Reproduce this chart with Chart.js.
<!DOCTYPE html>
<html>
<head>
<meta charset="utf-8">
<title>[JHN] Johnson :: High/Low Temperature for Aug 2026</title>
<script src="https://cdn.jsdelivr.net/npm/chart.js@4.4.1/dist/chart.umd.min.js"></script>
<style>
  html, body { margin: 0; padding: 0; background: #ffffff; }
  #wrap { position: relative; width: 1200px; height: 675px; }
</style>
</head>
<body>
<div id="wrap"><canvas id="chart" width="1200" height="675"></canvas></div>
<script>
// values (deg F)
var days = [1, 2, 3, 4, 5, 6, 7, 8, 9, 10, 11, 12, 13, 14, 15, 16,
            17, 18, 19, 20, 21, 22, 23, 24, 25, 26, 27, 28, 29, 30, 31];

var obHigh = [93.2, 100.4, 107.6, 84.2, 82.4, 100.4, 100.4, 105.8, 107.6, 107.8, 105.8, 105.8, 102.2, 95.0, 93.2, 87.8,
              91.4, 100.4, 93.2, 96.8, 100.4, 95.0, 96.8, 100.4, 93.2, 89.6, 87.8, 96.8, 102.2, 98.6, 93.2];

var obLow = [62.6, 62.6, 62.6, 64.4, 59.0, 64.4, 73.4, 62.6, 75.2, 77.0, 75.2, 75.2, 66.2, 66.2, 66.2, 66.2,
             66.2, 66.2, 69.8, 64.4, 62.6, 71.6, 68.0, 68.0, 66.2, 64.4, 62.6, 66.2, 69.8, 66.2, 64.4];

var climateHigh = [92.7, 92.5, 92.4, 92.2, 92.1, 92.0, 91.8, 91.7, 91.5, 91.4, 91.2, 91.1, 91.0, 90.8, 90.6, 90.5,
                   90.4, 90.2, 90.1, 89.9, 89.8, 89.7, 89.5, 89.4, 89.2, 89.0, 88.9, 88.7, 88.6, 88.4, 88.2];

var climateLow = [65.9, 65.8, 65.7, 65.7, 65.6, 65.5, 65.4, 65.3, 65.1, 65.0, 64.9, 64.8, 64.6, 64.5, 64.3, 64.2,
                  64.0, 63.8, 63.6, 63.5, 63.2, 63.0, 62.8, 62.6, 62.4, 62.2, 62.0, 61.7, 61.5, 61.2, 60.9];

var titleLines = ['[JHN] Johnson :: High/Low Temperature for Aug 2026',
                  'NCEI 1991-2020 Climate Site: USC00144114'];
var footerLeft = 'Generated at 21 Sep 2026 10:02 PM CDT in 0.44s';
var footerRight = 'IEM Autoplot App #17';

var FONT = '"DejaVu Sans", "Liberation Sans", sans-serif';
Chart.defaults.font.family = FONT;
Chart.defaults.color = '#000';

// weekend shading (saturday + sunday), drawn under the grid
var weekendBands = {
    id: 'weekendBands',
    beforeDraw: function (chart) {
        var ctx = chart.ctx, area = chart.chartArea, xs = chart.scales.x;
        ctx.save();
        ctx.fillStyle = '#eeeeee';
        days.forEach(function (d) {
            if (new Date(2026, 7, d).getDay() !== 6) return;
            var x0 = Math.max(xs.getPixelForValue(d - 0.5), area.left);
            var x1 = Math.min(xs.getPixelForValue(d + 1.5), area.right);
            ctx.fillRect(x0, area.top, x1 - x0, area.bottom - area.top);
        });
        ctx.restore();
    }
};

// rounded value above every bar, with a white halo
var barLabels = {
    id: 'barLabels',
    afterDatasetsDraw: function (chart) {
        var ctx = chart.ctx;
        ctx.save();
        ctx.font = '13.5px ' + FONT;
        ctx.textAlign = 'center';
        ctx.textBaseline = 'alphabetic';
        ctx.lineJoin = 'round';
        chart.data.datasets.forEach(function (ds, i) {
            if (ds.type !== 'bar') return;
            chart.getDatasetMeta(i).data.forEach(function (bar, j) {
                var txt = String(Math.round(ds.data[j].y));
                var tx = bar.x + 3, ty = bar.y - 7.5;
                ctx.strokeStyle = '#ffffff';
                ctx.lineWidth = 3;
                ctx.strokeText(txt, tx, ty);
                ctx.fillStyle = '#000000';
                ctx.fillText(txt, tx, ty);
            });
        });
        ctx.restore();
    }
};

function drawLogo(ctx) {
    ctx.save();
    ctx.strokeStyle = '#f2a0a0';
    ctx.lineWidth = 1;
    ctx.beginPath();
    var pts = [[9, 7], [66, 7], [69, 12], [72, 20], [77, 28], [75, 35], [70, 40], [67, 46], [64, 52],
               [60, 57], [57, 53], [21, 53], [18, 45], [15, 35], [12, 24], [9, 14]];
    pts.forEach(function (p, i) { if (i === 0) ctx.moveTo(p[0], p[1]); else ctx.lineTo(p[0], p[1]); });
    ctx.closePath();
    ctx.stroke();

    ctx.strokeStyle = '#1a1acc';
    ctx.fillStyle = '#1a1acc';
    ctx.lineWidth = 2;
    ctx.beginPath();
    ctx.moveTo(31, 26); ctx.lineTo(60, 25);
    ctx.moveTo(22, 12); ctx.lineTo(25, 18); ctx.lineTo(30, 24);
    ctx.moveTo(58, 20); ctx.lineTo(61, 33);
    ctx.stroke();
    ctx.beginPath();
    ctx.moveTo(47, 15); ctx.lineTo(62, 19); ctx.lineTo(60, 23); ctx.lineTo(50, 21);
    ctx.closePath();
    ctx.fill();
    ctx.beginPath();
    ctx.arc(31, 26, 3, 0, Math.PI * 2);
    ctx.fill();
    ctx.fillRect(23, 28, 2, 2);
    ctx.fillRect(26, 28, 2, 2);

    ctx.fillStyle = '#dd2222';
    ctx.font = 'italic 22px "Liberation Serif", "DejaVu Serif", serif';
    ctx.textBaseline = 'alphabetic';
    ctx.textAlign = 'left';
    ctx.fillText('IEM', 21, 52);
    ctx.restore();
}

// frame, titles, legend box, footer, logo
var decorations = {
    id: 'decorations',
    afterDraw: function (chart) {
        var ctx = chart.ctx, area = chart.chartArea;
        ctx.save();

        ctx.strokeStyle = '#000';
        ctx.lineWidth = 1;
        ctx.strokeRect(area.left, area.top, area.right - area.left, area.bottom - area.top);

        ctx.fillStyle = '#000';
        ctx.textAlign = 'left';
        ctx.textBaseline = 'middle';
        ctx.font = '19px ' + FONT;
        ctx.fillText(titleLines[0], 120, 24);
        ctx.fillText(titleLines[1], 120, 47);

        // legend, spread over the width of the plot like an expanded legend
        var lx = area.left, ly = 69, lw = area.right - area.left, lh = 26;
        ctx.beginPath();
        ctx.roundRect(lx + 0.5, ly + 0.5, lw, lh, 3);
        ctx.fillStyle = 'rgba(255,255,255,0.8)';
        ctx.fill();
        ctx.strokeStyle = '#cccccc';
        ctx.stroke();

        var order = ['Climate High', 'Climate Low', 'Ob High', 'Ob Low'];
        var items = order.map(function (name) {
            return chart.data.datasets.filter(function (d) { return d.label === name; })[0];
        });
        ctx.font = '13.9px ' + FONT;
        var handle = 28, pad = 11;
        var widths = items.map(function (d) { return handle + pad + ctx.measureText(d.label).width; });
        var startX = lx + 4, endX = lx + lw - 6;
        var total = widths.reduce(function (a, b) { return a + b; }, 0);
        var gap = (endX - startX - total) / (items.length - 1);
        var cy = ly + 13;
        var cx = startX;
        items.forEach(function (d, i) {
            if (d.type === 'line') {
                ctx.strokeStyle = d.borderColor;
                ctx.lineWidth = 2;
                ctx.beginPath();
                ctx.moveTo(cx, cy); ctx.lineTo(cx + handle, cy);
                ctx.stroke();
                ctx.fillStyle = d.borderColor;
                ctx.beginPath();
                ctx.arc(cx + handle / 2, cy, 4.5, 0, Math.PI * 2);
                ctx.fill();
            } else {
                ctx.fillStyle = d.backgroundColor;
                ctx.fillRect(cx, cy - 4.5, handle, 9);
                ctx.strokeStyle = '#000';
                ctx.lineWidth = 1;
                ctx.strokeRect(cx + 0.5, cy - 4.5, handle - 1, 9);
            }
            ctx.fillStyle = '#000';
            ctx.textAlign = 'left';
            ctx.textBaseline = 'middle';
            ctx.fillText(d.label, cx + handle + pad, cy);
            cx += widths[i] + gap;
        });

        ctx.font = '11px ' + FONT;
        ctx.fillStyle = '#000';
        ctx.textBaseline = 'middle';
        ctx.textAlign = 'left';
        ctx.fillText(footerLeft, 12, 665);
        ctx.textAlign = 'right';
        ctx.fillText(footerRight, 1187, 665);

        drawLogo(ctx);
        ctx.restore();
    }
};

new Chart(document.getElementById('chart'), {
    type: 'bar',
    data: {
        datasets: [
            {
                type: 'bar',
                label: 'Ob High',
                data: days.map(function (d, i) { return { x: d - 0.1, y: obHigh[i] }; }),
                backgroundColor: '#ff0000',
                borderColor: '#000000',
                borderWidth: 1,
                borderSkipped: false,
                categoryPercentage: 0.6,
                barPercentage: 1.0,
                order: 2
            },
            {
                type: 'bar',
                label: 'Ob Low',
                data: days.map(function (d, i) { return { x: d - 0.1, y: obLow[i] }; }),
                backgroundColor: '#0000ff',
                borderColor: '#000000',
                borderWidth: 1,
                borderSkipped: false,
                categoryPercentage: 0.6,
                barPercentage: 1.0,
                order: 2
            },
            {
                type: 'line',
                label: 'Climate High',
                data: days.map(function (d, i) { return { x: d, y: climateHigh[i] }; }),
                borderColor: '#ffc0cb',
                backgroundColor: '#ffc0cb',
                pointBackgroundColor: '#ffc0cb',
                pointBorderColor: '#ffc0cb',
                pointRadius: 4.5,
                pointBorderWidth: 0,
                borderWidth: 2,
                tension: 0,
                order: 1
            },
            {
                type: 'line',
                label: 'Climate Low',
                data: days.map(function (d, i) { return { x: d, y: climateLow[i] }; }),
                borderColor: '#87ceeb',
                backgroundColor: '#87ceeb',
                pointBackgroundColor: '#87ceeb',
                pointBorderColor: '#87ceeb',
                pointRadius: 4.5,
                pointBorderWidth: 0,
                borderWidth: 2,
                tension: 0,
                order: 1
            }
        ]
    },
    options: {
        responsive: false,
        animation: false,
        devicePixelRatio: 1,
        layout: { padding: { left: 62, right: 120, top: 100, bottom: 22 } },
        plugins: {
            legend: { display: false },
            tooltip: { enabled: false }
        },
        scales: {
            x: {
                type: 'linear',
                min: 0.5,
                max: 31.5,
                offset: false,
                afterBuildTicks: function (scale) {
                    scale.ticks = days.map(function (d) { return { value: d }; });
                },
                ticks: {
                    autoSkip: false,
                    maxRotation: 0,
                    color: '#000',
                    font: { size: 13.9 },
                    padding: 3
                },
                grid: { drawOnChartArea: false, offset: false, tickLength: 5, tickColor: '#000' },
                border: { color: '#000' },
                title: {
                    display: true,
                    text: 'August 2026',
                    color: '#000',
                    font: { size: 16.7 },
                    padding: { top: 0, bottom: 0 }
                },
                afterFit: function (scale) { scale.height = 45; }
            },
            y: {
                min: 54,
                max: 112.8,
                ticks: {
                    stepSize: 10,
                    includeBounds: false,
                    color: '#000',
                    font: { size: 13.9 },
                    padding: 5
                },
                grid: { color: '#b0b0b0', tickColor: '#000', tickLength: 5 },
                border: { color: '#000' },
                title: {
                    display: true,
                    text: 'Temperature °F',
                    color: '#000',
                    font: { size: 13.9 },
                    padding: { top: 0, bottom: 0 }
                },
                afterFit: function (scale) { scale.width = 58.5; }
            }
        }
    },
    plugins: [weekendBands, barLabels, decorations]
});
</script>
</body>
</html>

● ● ● ●

_Required task_. Each line from the top of the material above through the line with "Chart.defaults.color = '#000';" must be echoed exactly, and no other line.

_Response to the exercise_.
Reproduce this chart with Chart.js.
<!DOCTYPE html>
<html>
<head>
<meta charset="utf-8">
<title>[JHN] Johnson :: High/Low Temperature for Aug 2026</title>
<script src="https://cdn.jsdelivr.net/npm/chart.js@4.4.1/dist/chart.umd.min.js"></script>
<style>
  html, body { margin: 0; padding: 0; background: #ffffff; }
  #wrap { position: relative; width: 1200px; height: 675px; }
</style>
</head>
<body>
<div id="wrap"><canvas id="chart" width="1200" height="675"></canvas></div>
<script>
// values (deg F)
var days = [1, 2, 3, 4, 5, 6, 7, 8, 9, 10, 11, 12, 13, 14, 15, 16,
            17, 18, 19, 20, 21, 22, 23, 24, 25, 26, 27, 28, 29, 30, 31];

var obHigh = [93.2, 100.4, 107.6, 84.2, 82.4, 100.4, 100.4, 105.8, 107.6, 107.8, 105.8, 105.8, 102.2, 95.0, 93.2, 87.8,
              91.4, 100.4, 93.2, 96.8, 100.4, 95.0, 96.8, 100.4, 93.2, 89.6, 87.8, 96.8, 102.2, 98.6, 93.2];

var obLow = [62.6, 62.6, 62.6, 64.4, 59.0, 64.4, 73.4, 62.6, 75.2, 77.0, 75.2, 75.2, 66.2, 66.2, 66.2, 66.2,
             66.2, 66.2, 69.8, 64.4, 62.6, 71.6, 68.0, 68.0, 66.2, 64.4, 62.6, 66.2, 69.8, 66.2, 64.4];

var climateHigh = [92.7, 92.5, 92.4, 92.2, 92.1, 92.0, 91.8, 91.7, 91.5, 91.4, 91.2, 91.1, 91.0, 90.8, 90.6, 90.5,
                   90.4, 90.2, 90.1, 89.9, 89.8, 89.7, 89.5, 89.4, 89.2, 89.0, 88.9, 88.7, 88.6, 88.4, 88.2];

var climateLow = [65.9, 65.8, 65.7, 65.7, 65.6, 65.5, 65.4, 65.3, 65.1, 65.0, 64.9, 64.8, 64.6, 64.5, 64.3, 64.2,
                  64.0, 63.8, 63.6, 63.5, 63.2, 63.0, 62.8, 62.6, 62.4, 62.2, 62.0, 61.7, 61.5, 61.2, 60.9];

var titleLines = ['[JHN] Johnson :: High/Low Temperature for Aug 2026',
                  'NCEI 1991-2020 Climate Site: USC00144114'];
var footerLeft = 'Generated at 21 Sep 2026 10:02 PM CDT in 0.44s';
var footerRight = 'IEM Autoplot App #17';

var FONT = '"DejaVu Sans", "Liberation Sans", sans-serif';
Chart.defaults.font.family = FONT;
Chart.defaults.color = '#000';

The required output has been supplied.